Scena Theatre opens its 33rd season with the U.S. premiere of “Sea” Norway’s acclaimed writer, Jon Fosse. In this harrowing story of a shipmaster who guides a bizarre band of travelers through a modern-day Hades, “Sea” is an episodic tale of lost love in the otherworld that unfolds as past relationships meet present realities. Tickets are $15 to $35.

District of Columbia Arts Center

 

Nov. 7 to Dec. 8

Occupant

Edward Albee’s “Occupant” imagines an interview with sculptor Lousie Nevelson from beyond the grave and digs into the icon’s turmoil and triumphs as she transforms from a young Jewish girl immigrating from Russia to a master at the height of her creative powers. Through her ups and downs, her contradictions and evasions, the audience witnesses the complicated evolution of one of the 20th century’s greatest artistic minds. Tickets are $39 to $69.

Edlavitch DCJCC Theater J

 

Through Nov. 10

The Right to Be Forgotten

The Internet never forgets. A young man’s mistake at 17 haunts him online a decade later. Desperate for a normal life, he goes to extraordinary lengths to erase his indiscretion. But freedom of information is big business, and the tech companies aren’t going down without a fight. Tickets are $40 to $95.

Arena Stage

 

Through Nov. 16

Washington National Opera: Otello

Verdi’s epic retelling of Shakespeare’s tragedy traces the collapse of a great hero. As Iago manipulates Otello, the general will confront his deadliest enemy: his jealous heart.

Tickets are $45 to $299.

Kennedy Center Opera House

 

Through Nov. 17

Everybody

Everybody — a role assigned each night from a small cast of actors by lottery live on stage — is a happy person, a free person, a person who believes nothing but the best lies ahead. Then Death comes calling and Everybody must go on the journey of a lifetime. Please call for ticket information.

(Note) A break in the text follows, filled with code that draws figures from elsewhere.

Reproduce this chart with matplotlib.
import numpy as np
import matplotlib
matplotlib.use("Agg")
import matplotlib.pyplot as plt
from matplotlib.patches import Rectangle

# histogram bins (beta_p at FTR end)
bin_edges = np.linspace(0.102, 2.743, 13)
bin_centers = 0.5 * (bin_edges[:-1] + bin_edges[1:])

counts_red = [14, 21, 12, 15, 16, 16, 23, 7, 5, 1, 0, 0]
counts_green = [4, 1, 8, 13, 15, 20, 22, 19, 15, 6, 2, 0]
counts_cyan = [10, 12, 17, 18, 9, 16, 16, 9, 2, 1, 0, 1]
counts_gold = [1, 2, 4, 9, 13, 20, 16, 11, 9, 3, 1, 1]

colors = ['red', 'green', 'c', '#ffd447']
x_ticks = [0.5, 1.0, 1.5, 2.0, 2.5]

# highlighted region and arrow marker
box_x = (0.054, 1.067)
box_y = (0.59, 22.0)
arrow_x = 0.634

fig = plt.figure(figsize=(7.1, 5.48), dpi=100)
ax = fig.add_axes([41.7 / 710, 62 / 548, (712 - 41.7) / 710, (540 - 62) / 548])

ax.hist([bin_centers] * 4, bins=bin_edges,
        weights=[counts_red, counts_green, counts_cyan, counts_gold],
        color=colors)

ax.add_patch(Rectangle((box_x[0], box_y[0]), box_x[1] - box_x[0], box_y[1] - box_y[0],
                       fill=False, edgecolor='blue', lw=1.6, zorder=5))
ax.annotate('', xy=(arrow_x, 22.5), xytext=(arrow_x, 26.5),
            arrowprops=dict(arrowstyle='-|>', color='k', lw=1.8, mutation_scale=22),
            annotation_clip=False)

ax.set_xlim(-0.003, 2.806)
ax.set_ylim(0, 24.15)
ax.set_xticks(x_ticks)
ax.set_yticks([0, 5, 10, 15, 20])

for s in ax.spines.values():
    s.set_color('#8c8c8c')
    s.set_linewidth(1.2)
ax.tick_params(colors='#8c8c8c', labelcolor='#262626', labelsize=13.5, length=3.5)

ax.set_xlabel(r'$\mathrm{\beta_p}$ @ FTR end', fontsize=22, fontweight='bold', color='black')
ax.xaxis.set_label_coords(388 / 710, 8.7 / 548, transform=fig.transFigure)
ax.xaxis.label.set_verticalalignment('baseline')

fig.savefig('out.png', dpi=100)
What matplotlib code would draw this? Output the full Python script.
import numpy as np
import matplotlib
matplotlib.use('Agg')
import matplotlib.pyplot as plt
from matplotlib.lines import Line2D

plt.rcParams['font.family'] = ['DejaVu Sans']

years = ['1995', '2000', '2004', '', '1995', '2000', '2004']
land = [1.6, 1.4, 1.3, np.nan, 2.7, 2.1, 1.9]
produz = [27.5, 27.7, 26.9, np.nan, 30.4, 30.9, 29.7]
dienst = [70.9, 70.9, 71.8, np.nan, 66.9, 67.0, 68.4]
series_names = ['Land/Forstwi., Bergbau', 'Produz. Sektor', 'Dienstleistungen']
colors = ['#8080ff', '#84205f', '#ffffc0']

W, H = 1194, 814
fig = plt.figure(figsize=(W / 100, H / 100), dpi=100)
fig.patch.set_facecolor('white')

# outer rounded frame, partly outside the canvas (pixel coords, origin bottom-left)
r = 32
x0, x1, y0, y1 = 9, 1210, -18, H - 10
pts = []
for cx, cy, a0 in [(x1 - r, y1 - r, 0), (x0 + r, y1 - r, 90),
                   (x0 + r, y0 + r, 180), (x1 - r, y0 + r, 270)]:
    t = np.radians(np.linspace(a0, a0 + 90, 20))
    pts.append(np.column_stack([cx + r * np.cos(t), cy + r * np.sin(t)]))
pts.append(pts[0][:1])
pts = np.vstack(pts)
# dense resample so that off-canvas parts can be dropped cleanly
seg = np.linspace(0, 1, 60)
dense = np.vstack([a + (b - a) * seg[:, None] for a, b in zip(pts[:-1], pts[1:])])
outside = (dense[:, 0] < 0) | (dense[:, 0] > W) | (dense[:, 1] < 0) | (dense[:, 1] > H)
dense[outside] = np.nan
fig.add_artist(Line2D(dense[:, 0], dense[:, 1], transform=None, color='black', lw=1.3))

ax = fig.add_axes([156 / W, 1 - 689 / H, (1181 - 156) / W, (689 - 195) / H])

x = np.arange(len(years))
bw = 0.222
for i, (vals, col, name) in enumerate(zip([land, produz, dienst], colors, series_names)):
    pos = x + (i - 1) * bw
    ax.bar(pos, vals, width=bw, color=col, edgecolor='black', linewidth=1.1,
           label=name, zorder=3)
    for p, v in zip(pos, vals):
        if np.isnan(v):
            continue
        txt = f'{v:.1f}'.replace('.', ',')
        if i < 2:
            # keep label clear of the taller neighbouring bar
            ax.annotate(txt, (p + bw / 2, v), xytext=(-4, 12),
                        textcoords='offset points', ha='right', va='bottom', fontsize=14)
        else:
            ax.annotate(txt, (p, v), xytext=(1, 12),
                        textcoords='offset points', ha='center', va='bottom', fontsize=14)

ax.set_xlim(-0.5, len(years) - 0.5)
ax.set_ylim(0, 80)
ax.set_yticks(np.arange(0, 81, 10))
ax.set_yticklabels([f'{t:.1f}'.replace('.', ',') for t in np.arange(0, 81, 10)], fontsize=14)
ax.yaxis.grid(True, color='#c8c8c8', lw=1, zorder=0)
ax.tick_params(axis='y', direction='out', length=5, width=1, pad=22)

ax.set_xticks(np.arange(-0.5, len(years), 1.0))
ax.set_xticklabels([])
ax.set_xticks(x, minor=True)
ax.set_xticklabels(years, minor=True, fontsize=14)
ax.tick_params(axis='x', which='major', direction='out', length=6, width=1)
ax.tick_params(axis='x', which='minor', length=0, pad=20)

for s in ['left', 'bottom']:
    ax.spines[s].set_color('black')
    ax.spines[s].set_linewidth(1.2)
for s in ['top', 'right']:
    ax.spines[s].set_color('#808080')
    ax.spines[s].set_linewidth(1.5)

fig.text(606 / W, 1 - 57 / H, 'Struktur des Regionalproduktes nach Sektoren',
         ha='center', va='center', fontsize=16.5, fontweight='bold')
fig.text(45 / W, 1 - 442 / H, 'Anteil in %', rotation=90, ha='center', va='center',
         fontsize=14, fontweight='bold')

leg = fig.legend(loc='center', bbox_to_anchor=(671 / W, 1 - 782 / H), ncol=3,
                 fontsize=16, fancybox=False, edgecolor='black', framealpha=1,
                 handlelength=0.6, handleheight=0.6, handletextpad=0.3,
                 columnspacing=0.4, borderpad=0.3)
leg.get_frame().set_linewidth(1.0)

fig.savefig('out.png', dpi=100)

Shakespeare Theatre Company

 

Mon., Nov. 18, 7 p.m.

Spotlight on Contemporary Spanish Theater: Women Dramatists

As part of a new series showcasing works by contemporary Spanish female playwrights, Spain arts + culture presents Yolanda García Serrano’s “Iceberg,” a raucous and humorous four-character play that takes place on the last night of the ill-fated voyage of the Titanic. It is a comedy of errors, full of hilarious plot and character twists, that intertwines mischief, shady business, indulgence, and deceit. “Spotlight on Contemporary Spanish Theater” is a new initiative organized by the Cultural Office of the Embassy of Spain, in collaboration with Estreno Contemporary Spanish Plays and AENY – Spanish Artists in New York to provide a platform for unheard stories to D.C. audiences. For information, visit spainculture.us/city/washington-dc/.

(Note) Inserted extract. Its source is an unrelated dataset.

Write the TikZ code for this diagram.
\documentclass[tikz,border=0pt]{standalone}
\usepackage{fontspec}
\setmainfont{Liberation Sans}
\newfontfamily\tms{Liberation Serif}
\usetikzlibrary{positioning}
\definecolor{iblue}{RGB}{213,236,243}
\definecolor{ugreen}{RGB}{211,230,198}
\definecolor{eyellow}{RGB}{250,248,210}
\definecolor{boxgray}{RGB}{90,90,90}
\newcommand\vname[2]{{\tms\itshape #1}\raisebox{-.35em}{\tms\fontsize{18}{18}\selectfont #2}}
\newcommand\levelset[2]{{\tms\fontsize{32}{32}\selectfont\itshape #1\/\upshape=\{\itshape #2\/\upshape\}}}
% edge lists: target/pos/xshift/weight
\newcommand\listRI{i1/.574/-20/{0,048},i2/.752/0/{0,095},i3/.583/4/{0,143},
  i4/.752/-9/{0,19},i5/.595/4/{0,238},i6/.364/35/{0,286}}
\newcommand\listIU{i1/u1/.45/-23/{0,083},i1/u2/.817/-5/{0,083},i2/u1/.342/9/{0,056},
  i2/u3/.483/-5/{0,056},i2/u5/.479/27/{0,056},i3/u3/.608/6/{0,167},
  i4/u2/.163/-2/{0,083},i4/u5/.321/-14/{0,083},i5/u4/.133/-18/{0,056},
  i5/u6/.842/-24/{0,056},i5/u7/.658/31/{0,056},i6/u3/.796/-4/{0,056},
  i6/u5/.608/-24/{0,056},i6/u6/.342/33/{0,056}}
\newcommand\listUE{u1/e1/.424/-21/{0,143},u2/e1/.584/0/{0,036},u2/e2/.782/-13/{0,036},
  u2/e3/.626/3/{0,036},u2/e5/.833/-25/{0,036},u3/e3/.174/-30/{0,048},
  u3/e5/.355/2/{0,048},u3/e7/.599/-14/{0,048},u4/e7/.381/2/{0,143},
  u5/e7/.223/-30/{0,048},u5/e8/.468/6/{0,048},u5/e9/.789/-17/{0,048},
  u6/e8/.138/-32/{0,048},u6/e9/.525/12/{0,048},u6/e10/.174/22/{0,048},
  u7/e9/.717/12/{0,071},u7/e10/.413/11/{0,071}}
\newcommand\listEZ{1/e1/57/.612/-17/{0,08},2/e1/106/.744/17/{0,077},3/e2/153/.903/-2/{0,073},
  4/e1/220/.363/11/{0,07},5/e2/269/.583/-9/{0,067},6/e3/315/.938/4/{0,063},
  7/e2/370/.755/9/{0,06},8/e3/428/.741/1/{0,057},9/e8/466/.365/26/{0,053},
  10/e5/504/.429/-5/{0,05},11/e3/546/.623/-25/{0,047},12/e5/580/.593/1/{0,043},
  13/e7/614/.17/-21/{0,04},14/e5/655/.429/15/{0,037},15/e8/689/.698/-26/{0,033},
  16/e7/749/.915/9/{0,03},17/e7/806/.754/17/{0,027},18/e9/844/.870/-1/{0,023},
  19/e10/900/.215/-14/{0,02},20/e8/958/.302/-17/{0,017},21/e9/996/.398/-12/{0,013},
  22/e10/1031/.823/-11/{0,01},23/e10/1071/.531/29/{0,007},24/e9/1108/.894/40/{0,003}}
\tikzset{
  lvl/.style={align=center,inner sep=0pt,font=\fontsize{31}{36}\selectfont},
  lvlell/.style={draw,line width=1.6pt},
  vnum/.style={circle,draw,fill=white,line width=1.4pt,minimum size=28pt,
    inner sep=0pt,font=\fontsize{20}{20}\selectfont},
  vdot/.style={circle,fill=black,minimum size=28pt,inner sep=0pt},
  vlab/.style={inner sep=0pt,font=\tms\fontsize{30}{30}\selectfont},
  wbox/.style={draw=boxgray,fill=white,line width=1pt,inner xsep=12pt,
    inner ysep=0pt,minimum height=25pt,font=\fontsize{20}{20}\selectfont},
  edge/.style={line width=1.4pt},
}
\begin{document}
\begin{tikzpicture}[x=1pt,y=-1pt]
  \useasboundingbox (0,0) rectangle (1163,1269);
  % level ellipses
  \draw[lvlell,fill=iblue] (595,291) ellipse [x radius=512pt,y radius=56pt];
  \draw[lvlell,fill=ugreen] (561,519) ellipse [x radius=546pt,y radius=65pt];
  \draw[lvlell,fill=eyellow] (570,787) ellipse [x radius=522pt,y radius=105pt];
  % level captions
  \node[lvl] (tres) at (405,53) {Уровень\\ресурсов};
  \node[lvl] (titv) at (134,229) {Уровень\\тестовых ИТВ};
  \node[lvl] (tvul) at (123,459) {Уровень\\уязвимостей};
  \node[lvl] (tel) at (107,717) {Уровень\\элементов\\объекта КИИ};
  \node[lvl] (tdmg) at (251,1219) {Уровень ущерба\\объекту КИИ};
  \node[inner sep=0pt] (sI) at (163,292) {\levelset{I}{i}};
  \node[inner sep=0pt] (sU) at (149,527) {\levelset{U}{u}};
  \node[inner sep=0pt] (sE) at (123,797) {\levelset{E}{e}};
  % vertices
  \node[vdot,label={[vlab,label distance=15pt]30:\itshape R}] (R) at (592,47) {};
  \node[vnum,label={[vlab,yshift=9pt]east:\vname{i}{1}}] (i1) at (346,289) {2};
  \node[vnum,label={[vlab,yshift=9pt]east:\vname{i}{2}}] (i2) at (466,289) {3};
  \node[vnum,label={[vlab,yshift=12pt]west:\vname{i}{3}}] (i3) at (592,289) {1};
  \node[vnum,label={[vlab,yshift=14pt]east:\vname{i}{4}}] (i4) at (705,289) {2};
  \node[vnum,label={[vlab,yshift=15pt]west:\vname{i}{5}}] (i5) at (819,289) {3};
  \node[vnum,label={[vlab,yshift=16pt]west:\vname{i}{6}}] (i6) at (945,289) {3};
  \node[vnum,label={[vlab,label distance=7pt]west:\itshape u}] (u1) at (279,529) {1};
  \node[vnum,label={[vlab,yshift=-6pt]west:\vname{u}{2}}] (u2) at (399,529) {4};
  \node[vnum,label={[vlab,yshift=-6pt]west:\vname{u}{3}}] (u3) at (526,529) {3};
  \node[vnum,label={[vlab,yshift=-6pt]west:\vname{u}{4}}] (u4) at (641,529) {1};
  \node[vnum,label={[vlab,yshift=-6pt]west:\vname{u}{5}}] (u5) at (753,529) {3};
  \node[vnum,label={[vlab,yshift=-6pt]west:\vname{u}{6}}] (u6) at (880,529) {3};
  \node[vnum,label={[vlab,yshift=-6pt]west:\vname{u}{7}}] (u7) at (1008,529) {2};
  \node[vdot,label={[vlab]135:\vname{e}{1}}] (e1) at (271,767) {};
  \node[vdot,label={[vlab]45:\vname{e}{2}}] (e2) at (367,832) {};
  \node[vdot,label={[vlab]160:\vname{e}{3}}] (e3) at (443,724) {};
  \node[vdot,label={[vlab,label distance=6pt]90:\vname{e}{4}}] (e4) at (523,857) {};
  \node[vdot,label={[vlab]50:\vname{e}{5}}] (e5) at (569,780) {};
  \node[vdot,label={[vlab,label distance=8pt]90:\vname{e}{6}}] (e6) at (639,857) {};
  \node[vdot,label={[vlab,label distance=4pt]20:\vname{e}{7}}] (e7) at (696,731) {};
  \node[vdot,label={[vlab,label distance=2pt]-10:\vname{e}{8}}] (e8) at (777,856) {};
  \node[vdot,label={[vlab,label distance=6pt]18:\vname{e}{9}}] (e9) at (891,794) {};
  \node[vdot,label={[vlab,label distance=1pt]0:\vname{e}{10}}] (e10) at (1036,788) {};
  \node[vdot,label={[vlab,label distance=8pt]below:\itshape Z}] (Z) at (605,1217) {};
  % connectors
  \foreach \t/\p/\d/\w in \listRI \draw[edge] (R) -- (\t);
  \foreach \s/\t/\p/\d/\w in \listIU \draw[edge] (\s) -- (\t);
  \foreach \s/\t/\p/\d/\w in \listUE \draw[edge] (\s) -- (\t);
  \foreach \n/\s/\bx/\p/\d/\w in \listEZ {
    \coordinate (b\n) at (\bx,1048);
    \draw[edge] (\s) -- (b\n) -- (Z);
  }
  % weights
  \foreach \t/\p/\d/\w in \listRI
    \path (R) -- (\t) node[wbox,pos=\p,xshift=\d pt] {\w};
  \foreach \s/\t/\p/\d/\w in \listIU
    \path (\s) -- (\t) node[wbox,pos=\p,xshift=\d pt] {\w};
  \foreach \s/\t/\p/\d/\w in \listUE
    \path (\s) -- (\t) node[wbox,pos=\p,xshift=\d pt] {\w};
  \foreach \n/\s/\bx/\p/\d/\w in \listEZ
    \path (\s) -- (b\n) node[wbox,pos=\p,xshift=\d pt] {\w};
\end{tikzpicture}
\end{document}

Former Residence of the Ambassadors of Spain

 

Nov. 20 to Dec. 22

The Curious Incident of the Dog in the Night-Time

Murder. Mystery. Mayhem. Math. What begins as an investigation into the grisly death of a neighbor’s dog results in a remarkable coming-of-age journey for 15-year-old Christopher Boone, a self-described “mathematician with some behavioral problems. Tickets are $32 to $68.

Round House Theatre

 

Nov. 29 to Dec. 29

A Christmas Carol

It’s the 10th Anniversary of Olney’s favorite Christmas tradition, as Paul Morella’s captivating solo performance of the Dickens classic keeps audiences coming back season and after season. Tickets are $40 to $84.

Olney Theatre Center

 

Through Jan. 4

A Chorus Line

Winner of nine Tony Awards and the Pulitzer Prize, overflowing with sensational ballet, tap and jazz dance numbers, this nonstop showcase with one of the largest casts in Signature history is the one singular sensation for the holiday season. Please call for ticket information.